Sadly, that was never completed due to lack of investment and in 2013, BRL was wound down. The centre later fell into Nama occupation and most of the retailers bailed out by 2014, including its anchor tenant Tesco.

In 2016, DCC acquired the centre under a compulsory purchase order and finally, the demolition of the old centre occurred in 2020 and was completed last year.

In response to Deputy Ellis’ query, Minister of State with Responsibility for Social Government and Planning, Peter Burke, TD replied:

“This is a matter for Dublin City Council, and indeed, members of the public as to consultation for the development of the site.

“The Taoiseach, I know, is to visit the site on July 11 next and is familiar with the urban regeneration programme for the area.”

Minister Brophy added there is “record funding” for urban regeneration – over €2bn in fact.

“This year, there will be another call coming from the Department to invite applications for this funding stream.”
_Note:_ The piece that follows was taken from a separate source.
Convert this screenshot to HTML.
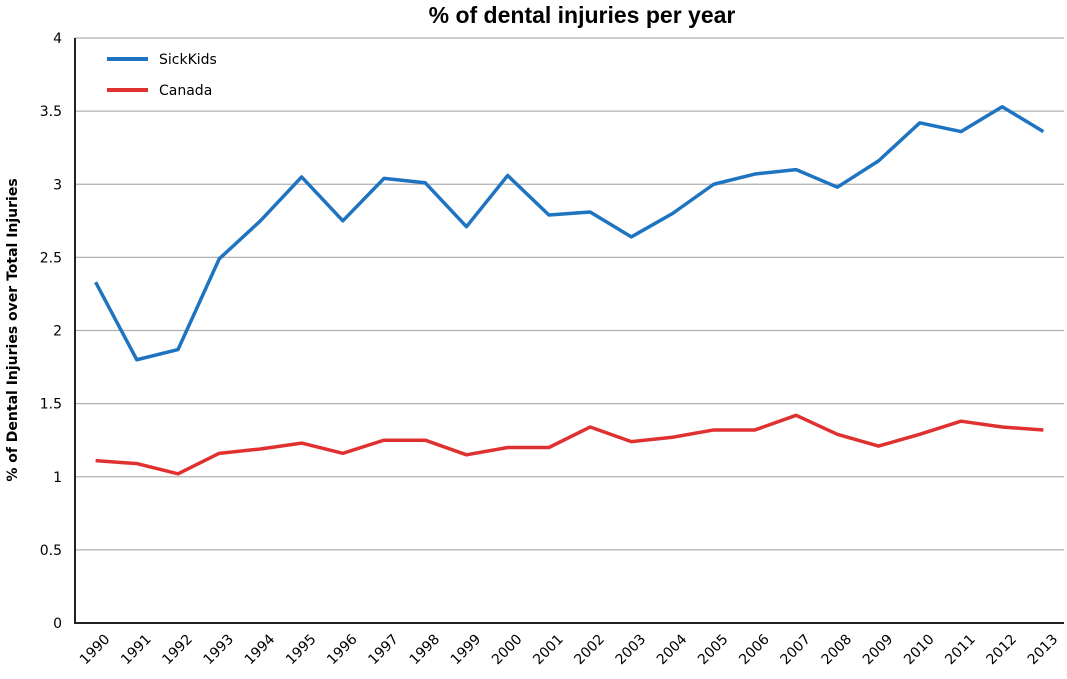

He felt confident all the stakeholders would be willing to work together to progress this project.

Deputy Ellis commented: “The social regeneration fund set up by BRL was €3.4m per year but has now been reduced to €1.7m as provided by DCC but this is not sustainable. Funds needs to be restored to previous levels to progress the regeneration.

“In accordance with the Ballymun Local Area Plan 2017, DCC have proposed dividing the land into a number of sites but they are the major stakeholders and we need to revitalise Ballymun centre.”

Along with plans to incorporate a Metrolink station on the site,  proposals for the other section include a mix of residential and commercial use in accordance with the LAP, along with a public house, a children’s play area, crèche, gym, café, shops, etc.

“But I fear this site will be left vacant for years!” concluded Deputy Ellis. DCC failed to comment before press deadlines.